Besides SELECT calls, Lua-function-call-syntax has also been mixed into the SQL commands: INSERT, UPDATE, & DELETE, covering the 4 horseman of SQL. Full syntax found here.

In and of itself, this mixing of Lua-function-call-syntax into SQL could be viewed as a very developer friendly User-Defined-Functions mechanism and it is that. But the integration of Lua in AlchemyDB is much deeper, and it is the deepness of the integration that opens up new ways of programming within a datastore.

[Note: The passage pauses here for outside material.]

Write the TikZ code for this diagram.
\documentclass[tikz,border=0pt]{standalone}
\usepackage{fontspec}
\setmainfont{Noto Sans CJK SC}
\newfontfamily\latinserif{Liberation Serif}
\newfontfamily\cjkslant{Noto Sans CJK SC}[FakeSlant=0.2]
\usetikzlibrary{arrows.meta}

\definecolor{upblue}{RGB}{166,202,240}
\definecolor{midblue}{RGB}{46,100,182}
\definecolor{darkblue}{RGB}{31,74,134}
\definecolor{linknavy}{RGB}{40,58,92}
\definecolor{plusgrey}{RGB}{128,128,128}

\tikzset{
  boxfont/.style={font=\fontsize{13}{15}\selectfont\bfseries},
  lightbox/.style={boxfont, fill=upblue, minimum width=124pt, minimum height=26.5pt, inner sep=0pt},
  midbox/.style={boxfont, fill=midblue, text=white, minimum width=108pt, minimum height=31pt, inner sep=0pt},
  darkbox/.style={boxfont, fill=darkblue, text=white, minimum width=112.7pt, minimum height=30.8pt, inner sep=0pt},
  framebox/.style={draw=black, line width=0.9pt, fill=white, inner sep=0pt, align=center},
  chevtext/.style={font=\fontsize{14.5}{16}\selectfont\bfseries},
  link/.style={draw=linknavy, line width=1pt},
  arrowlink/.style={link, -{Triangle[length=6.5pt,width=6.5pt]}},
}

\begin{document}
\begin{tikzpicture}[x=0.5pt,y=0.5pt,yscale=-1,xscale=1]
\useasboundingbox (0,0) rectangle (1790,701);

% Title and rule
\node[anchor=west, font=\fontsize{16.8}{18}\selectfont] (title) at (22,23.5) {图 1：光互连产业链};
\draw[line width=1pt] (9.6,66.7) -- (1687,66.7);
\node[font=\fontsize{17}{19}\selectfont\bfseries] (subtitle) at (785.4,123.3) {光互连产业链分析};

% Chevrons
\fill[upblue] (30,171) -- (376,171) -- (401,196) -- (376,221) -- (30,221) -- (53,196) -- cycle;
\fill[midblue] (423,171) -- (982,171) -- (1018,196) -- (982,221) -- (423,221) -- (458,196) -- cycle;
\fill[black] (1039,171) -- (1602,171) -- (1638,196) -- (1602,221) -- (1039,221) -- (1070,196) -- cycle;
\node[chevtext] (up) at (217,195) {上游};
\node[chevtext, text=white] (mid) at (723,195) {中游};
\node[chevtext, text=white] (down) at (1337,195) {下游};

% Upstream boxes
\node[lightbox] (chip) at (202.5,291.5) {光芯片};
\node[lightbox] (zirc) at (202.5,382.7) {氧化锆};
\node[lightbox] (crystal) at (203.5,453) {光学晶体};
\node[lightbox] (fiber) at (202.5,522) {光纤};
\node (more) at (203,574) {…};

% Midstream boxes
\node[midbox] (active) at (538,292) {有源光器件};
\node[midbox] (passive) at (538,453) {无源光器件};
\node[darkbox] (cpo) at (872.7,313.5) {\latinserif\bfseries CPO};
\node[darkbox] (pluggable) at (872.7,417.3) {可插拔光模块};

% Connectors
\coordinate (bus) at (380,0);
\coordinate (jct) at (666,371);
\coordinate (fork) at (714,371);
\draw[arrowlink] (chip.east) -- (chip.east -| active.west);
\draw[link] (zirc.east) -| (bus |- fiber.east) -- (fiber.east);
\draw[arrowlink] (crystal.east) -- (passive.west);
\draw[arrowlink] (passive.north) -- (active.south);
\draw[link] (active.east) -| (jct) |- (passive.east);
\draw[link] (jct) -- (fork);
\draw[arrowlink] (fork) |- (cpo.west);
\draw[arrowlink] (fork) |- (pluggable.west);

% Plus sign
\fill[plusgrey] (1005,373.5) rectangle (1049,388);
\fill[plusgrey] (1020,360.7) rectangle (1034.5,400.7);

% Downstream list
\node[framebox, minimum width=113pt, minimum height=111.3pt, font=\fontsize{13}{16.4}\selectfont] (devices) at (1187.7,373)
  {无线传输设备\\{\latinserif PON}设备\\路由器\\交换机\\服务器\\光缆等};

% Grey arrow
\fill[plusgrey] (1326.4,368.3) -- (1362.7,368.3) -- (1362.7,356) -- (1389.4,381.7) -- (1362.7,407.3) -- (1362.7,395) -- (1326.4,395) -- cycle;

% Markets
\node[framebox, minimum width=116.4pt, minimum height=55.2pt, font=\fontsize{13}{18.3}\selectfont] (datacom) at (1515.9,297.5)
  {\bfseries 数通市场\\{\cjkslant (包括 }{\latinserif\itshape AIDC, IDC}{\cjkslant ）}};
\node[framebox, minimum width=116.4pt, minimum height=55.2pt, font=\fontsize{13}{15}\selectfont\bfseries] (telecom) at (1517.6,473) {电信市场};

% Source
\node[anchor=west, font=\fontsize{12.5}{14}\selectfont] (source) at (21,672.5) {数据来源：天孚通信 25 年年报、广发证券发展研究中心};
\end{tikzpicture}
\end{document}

Alchemy’s GraphDB implemented its graph traversal logic in Lua (found here). Any global Lua function that was turned into byte-code (or possibly LuaJIT’ed to machine code) during interpretation is callable from the client via the LUAFUNC command. These Lua functions can call into the data-store (e.g. to get/set data) w/ the Lua alchemy() function. SQL Insert/Update/Delete triggers can be created via the LUATRIGGER command, enabling SQL commands to pass row data to Lua. The ability for both languages to call each other, done in a highly efficient manner using Lua’s virtual stack calling lua byte-code (meaning no interpretation in these cross language calls), allows the developer to treat AlchemyDB as if it were an AppServer w/ an embedded RDBMS (which BTW is another Alchemy Experiment).

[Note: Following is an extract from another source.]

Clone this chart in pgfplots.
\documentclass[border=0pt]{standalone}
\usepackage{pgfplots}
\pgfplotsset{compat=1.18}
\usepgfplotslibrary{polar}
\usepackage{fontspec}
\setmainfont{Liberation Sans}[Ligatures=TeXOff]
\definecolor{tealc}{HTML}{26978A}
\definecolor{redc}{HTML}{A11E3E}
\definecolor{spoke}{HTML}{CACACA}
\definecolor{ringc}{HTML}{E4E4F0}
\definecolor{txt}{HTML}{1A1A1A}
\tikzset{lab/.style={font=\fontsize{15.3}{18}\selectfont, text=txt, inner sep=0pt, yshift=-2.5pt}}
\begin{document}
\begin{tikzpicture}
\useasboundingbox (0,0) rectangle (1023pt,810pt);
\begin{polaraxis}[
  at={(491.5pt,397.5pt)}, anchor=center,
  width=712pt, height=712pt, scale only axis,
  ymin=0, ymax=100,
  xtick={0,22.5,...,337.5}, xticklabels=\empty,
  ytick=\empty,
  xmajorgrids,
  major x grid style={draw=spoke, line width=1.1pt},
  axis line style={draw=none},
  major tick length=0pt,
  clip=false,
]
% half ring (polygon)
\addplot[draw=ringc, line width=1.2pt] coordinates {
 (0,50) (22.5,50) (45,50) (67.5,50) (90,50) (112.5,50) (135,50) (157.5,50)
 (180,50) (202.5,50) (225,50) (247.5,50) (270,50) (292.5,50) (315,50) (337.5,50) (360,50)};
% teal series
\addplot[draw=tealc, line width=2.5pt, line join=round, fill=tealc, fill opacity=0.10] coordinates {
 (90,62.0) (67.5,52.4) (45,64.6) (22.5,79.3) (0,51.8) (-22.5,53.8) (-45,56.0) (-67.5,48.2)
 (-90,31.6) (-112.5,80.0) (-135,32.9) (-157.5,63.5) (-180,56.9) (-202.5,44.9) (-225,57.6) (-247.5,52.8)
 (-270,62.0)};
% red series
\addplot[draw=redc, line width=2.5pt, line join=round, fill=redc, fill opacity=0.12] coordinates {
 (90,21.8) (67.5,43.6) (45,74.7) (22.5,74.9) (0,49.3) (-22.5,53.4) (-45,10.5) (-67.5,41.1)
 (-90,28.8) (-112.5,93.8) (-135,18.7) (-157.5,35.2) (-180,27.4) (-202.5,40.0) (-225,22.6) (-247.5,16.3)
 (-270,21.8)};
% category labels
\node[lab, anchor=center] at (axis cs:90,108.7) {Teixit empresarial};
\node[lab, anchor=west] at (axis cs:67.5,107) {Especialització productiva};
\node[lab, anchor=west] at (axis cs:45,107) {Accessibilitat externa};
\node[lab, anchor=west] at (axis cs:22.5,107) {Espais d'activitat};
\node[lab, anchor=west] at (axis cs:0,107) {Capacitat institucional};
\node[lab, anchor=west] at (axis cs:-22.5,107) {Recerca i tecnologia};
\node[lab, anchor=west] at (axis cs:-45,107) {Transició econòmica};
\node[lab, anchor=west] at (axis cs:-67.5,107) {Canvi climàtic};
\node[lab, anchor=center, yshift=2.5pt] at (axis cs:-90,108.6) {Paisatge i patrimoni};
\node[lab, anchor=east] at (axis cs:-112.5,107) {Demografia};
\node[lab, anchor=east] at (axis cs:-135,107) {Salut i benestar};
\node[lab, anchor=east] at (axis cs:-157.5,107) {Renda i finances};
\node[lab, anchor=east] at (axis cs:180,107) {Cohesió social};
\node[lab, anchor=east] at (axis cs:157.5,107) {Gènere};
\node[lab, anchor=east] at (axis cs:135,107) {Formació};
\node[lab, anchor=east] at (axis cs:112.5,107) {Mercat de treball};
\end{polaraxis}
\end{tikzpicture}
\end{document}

A simple example of the Alchemy commands “LUAFUNC” and the Lua function “alchemy(,,,)” would be the function addSqlUserRowAndNode which creates a SQL row, and adds a GraphNode (via the createNamedNode() call) inside this row’s LUATABLE column.

function addSqlUserRowAndNode(pk, citypk, nodename)
alchemy('INSERT', 'INTO', 'users', 'VALUES', "(" .. pk .. ", " .. citypk .. ", {})");
alchemy('SELECT',"createNamedNode('users', 'lo', pk, '" .. nodename .."')", 'FROM', 'users', 'WHERE', 'pk = ' .. pk);
return "OK";
end

The lua function addSqlUserRowAndNode() can be called from the frontend w/ the following command
./alchemy-cli LUAFUNC addSqlUserRowAndNode 1 10 'A'

It is worth noting (at some point, why not here:) that as long as you keep requests relatively simple, meaning they dont look at 1000 table-rows or traverse 1000 graph-nodes, your performance will range between 10K-100K TPS on a single core w/ single millisecond latencies, these are the types of numbers people should demand for OLTP.

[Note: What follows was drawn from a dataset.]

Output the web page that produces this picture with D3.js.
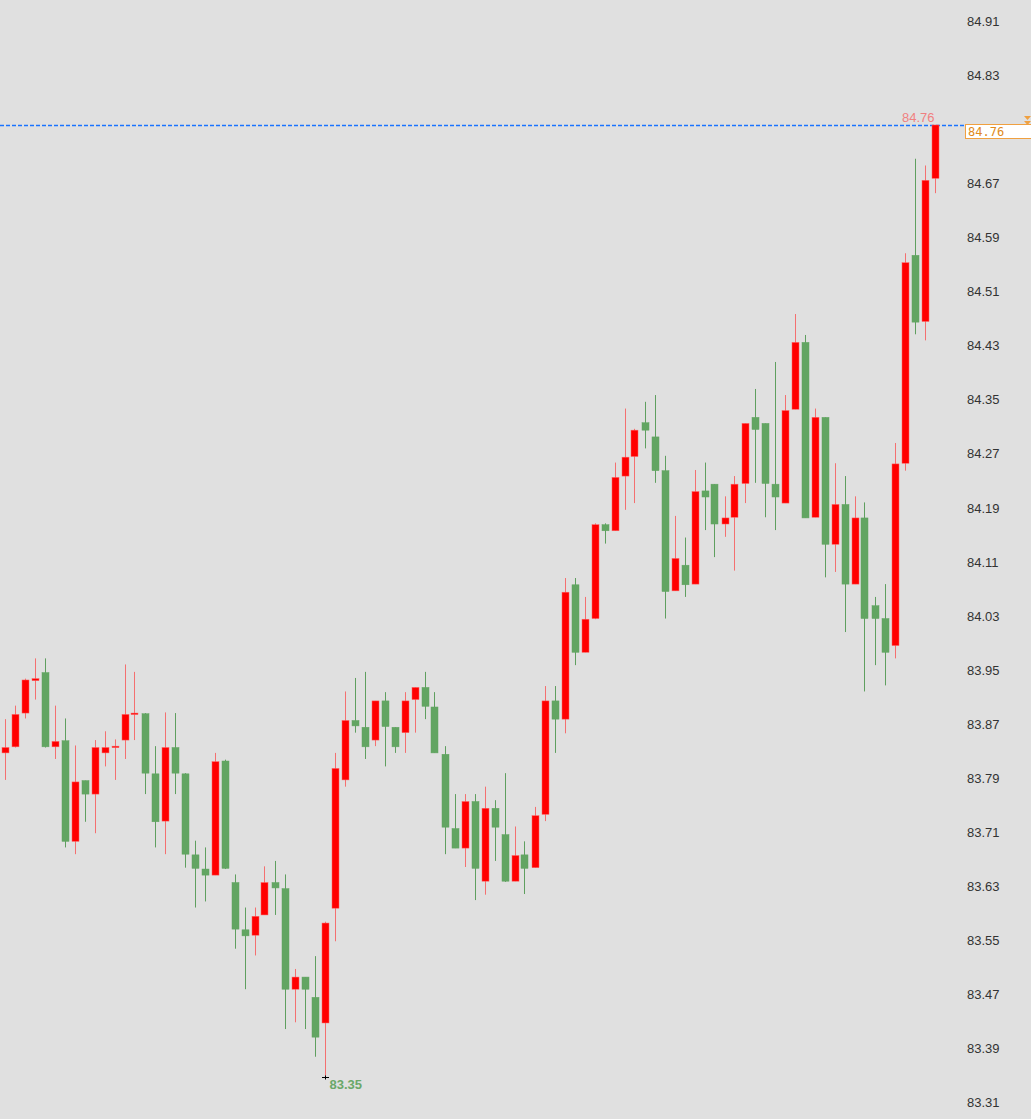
<!DOCTYPE html>
<html>
<head>
<meta charset="utf-8">
<script src="https://cdn.jsdelivr.net/npm/d3@7"></script>
<style>
  html, body { margin: 0; padding: 0; background: #e0e0e0; }
  svg { display: block; }
  .tick-label { font-family: "Liberation Sans", Arial, sans-serif; font-size: 13px; fill: #333; }
</style>
</head>
<body>
<svg id="chart"></svg>
<script>
// candle values, oldest first (red = close above open, green = close below open)
const opens = [
  83.830, 83.839, 83.889, 83.937, 83.949, 83.839, 83.848, 83.699, 83.789, 83.769,
  83.830, 83.838, 83.849, 83.887, 83.888, 83.799, 83.729, 83.838, 83.799, 83.679,
  83.658, 83.649, 83.818, 83.638, 83.568, 83.560, 83.590, 83.638, 83.629, 83.480,
  83.498, 83.468, 83.430, 83.600, 83.790, 83.878, 83.868, 83.849, 83.907, 83.868,
  83.860, 83.909, 83.927, 83.898, 83.828, 83.718, 83.689, 83.758, 83.640, 83.748,
  83.709, 83.640, 83.679, 83.660, 83.739, 83.907, 83.880, 84.079, 83.979, 84.029,
  84.168, 84.159, 84.240, 84.269, 84.319, 84.298, 84.248, 84.070, 84.108, 84.080,
  84.218, 84.228, 84.169, 84.179, 84.229, 84.327, 84.318, 84.228, 84.200, 84.339,
  84.438, 84.179, 84.327, 84.139, 84.198, 84.080, 84.178, 84.048, 84.029, 83.989,
  84.259, 84.567, 84.469, 84.681
];
const highs = [
  83.880, 83.900, 83.940, 83.970, 83.970, 83.900, 83.881, 83.841, 83.789, 83.849,
  83.862, 83.850, 83.961, 83.950, 83.889, 83.840, 83.890, 83.889, 83.800, 83.700,
  83.690, 83.830, 83.820, 83.650, 83.601, 83.601, 83.662, 83.670, 83.650, 83.510,
  83.498, 83.529, 83.580, 83.830, 83.921, 83.941, 83.950, 83.907, 83.920, 83.868,
  83.920, 83.927, 83.950, 83.920, 83.840, 83.769, 83.769, 83.769, 83.780, 83.760,
  83.800, 83.721, 83.699, 83.750, 83.929, 83.929, 84.089, 84.089, 84.061, 84.170,
  84.170, 84.260, 84.340, 84.310, 84.350, 84.360, 84.270, 84.181, 84.149, 84.249,
  84.260, 84.228, 84.210, 84.240, 84.318, 84.369, 84.318, 84.409, 84.360, 84.480,
  84.449, 84.340, 84.327, 84.259, 84.240, 84.210, 84.201, 84.061, 84.080, 84.289,
  84.570, 84.710, 84.700, 84.760
];
const lows = [
  83.790, 83.838, 83.881, 83.909, 83.838, 83.821, 83.690, 83.680, 83.728, 83.711,
  83.810, 83.790, 83.821, 83.849, 83.769, 83.690, 83.680, 83.769, 83.660, 83.601,
  83.610, 83.649, 83.658, 83.540, 83.480, 83.530, 83.590, 83.590, 83.421, 83.431,
  83.421, 83.380, 83.350, 83.551, 83.780, 83.860, 83.821, 83.840, 83.810, 83.830,
  83.830, 83.860, 83.880, 83.830, 83.680, 83.689, 83.661, 83.612, 83.620, 83.670,
  83.639, 83.640, 83.621, 83.660, 83.729, 83.830, 83.859, 83.960, 83.979, 84.028,
  84.140, 84.159, 84.190, 84.200, 84.281, 84.230, 84.029, 84.070, 84.061, 84.080,
  84.160, 84.120, 84.150, 84.100, 84.200, 84.230, 84.179, 84.160, 84.200, 84.339,
  84.178, 84.179, 84.090, 84.098, 84.009, 84.080, 83.921, 83.960, 83.930, 83.970,
  84.248, 84.450, 84.441, 84.659
];
const closes = [
  83.838, 83.887, 83.938, 83.940, 83.839, 83.847, 83.699, 83.787, 83.769, 83.838,
  83.838, 83.840, 83.887, 83.889, 83.800, 83.728, 83.838, 83.800, 83.680, 83.659,
  83.649, 83.817, 83.659, 83.569, 83.559, 83.588, 83.638, 83.630, 83.480, 83.498,
  83.480, 83.409, 83.578, 83.807, 83.878, 83.870, 83.839, 83.907, 83.869, 83.839,
  83.907, 83.927, 83.899, 83.830, 83.720, 83.689, 83.758, 83.659, 83.748, 83.720,
  83.640, 83.678, 83.659, 83.737, 83.907, 83.880, 84.068, 83.979, 84.028, 84.168,
  84.159, 84.238, 84.268, 84.308, 84.308, 84.248, 84.069, 84.118, 84.079, 84.217,
  84.209, 84.169, 84.178, 84.228, 84.318, 84.309, 84.229, 84.209, 84.337, 84.438,
  84.178, 84.327, 84.139, 84.198, 84.080, 84.178, 84.029, 84.029, 83.979, 84.258,
  84.556, 84.468, 84.678, 84.760
];

// right axis labels (84.75 sits under the last-price box)
const tickValues = [84.91, 84.83, 84.67, 84.59, 84.51, 84.43, 84.35, 84.27, 84.19, 84.11,
  84.03, 83.95, 83.87, 83.79, 83.71, 83.63, 83.55, 83.47, 83.39, 83.31];

const lastPrice = 84.76;
const lowPrice = 83.35;

class CandleChart {

    constructor(_config)
    {
        this.config = {
            parentElement: _config.parentElement,
            containerWidth: _config.containerWidth || 1031,
            containerHeight: _config.containerHeight || 1119
        };
        this.data = opens.map((o, i) => ({
            i: i, open: o, high: highs[i], low: lows[i], close: closes[i]
        }));
        this.initVis();
    }

    initVis()
    {
        let vis = this;

        vis.svg = d3.select(vis.config.parentElement)
            .attr('width', vis.config.containerWidth)
            .attr('height', vis.config.containerHeight);

        vis.svg.append('rect')
            .attr('width', vis.config.containerWidth)
            .attr('height', vis.config.containerHeight)
            .attr('fill', '#e0e0e0');

        // candle centres 10px apart
        vis.xScale = d3.scaleLinear()
            .domain([0, vis.data.length - 1])
            .range([5.5, 935.5]);

        vis.yScale = d3.scaleLinear()
            .domain([83.31, 84.91])
            .range([1104, 23.7]);

        vis.bodyWidth = 7;

        vis.renderVis();
    }

    renderVis()
    {
        let vis = this;
        const up = d => d.close >= d.open;

        // price axis on the right, text only
        const axis = d3.axisRight(vis.yScale)
            .tickValues(tickValues)
            .tickSize(0)
            .tickPadding(0)
            .tickFormat(d3.format('.2f'));

        const axisG = vis.svg.append('g')
            .attr('transform', 'translate(967,-2)')
            .call(axis);
        axisG.select('.domain').remove();
        axisG.selectAll('text')
            .attr('class', 'tick-label')
            .attr('fill', null);

        // last price line
        vis.svg.append('line')
            .attr('x1', 0)
            .attr('x2', 966)
            .attr('y1', Math.round(vis.yScale(lastPrice)) + 0.5)
            .attr('y2', Math.round(vis.yScale(lastPrice)) + 0.5)
            .attr('stroke', '#1a73ff')
            .attr('stroke-width', 1.4)
            .attr('stroke-dasharray', '4,2');

        const candles = vis.svg.append('g')
            .selectAll('g')
            .data(vis.data)
            .join('g');

        candles.append('line')
            .attr('x1', d => Math.round(vis.xScale(d.i)) - 0.5)
            .attr('x2', d => Math.round(vis.xScale(d.i)) - 0.5)
            .attr('y1', d => vis.yScale(d.high))
            .attr('y2', d => vis.yScale(d.low))
            .attr('stroke', d => up(d) ? '#f47070' : '#5f9f5f')
            .attr('stroke-width', 1);

        candles.append('rect')
            .attr('x', d => Math.round(vis.xScale(d.i)) - 4)
            .attr('y', d => vis.yScale(Math.max(d.open, d.close)))
            .attr('width', vis.bodyWidth)
            .attr('height', d => Math.max(1.5, Math.abs(vis.yScale(d.open) - vis.yScale(d.close))))
            .attr('fill', d => up(d) ? '#ff0000' : '#62a562')
            .attr('stroke', d => up(d) ? '#ff6060' : '#62a562')
            .attr('stroke-width', 0.5);

        // high and low markers
        const last = vis.data[vis.data.length - 1];
        vis.svg.append('text')
            .attr('class', 'tick-label')
            .attr('x', vis.xScale(last.i) - 1)
            .attr('y', vis.yScale(lastPrice) - 8)
            .attr('dy', '0.35em')
            .attr('text-anchor', 'end')
            .style('fill', '#f08080')
            .text(d3.format('.2f')(lastPrice));

        const lowIdx = d3.minIndex(vis.data, d => d.low);
        const lx = Math.round(vis.xScale(lowIdx)) - 0.5;
        const ly = Math.round(vis.yScale(lowPrice)) + 0.5;
        vis.svg.append('path')
            .attr('d', `M${lx - 3.5},${ly}H${lx + 3.5}M${lx},${ly - 2}V${ly + 2}`)
            .attr('stroke', '#000')
            .attr('stroke-width', 1);
        vis.svg.append('text')
            .attr('class', 'tick-label')
            .attr('x', lx + 4)
            .attr('y', ly + 7)
            .attr('dy', '0.35em')
            .style('fill', '#6aa86a')
            .style('font-weight', 'bold')
            .text(d3.format('.2f')(lowPrice));

        // last price box on the axis
        const by = Math.round(vis.yScale(lastPrice));
        vis.svg.append('rect')
            .attr('x', 965.5)
            .attr('y', by - 0.5)
            .attr('width', 66)
            .attr('height', 14)
            .attr('fill', '#fff')
            .attr('stroke', '#f0a040');
        vis.svg.append('text')
            .attr('x', 968)
            .attr('y', by + 7)
            .attr('dy', '0.35em')
            .style('font-family', '"DejaVu Sans Mono", monospace')
            .style('font-size', '12px')
            .style('fill', '#e08a20')
            .text(d3.format('.2f')(lastPrice));

        // little orange marker at the right edge
        vis.svg.append('path')
            .attr('d', `M1024,${by - 9}h7l-3.5,4z M1024,${by - 4}h7l-3.5,4z`)
            .attr('fill', '#f0a040');
    }
}

new CandleChart({ parentElement: '#chart' });
</script>
</body>
</html>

The most challenging feature of the GraphDB was the indexing of arbitrary relationships, which does not lend itself well to SQL’s CREATE INDEX syntax. In the example on the LuaGraphDB documentation page, the indexed relationship is “Users who HAS_VISITED CityX”, but the essence of indexing arbitrary relationships means indexing “Anything w/ SOME_RELATIONSHIP to SomethingElse (in a given or both directions) (possibly at a certain depth)”. And these indexed relationships can be nested graph relationships (i.e. Dude who KNOWS people who KNOW people who HAVE lotsOfCash), it is a bitch to frame in SQL’s syntax, so it made sense to keep the logic of indexing in Lua, for this use-case.

AlchemyDB’s GraphDB implemented the indexing of relationships using AlchemyDB’s Pure Lua Function Index (which for the record may be one of the top 5 worst names ever:). This index constructs & destructs itself via user defined lua function calls (i.e. you have to write them) declared in the CREATE INDEX statement, and leaves the population of the index (i.e. addToIndex() & deleteFromIndex()) to user defined functions (again you have to write them) AND it allows the index to be used in SQL’s where-clause, exactly the same as an indexed column is used (this part you dont have to write:). The GraphDB Pure-Lua-Function-Indexes every “USER who HAS_VISITED CityX” inside the Lua routines responsible for addRelationships() via function hooks registered during “construction” (sounds fuck all tricky, but its 10 lines of code). If someone then wants to find all the users who have visited CityX, it can be done in SQL, w/ a query like “SELECT * FROM users WHERE pure_lua_func_index() = CityX.pk”. A SQL query like this could also be used to find multiple start nodes (via an indexed lookup) in a complex graph traversal. This level of flexibility is not needed in most use cases, but it again represents a cyclical calling ability (Lua<->SQL) on a very deep level, and cyclical calling enables usecases².

This little experiment houses a RDBMS, a Nosql datastore (redis), a Document-Store (via the LUATABLE column type), and a GraphDB under ONE roof. They are unified, to a sane degree, by extending SQL and they can be integrated tightly via Lua function calls, as is needed. Any use-case that requires multiple types of data-stores and serves high velocity OLTP requests and fits w/in AlchemyDB’s various other quirks (InRam, single-threaded, single-node), can benefit greatly by using this approach to reduce the number of moving parts in their system, not need to sync data across/between data-stores, not need to store data redundantly, etc…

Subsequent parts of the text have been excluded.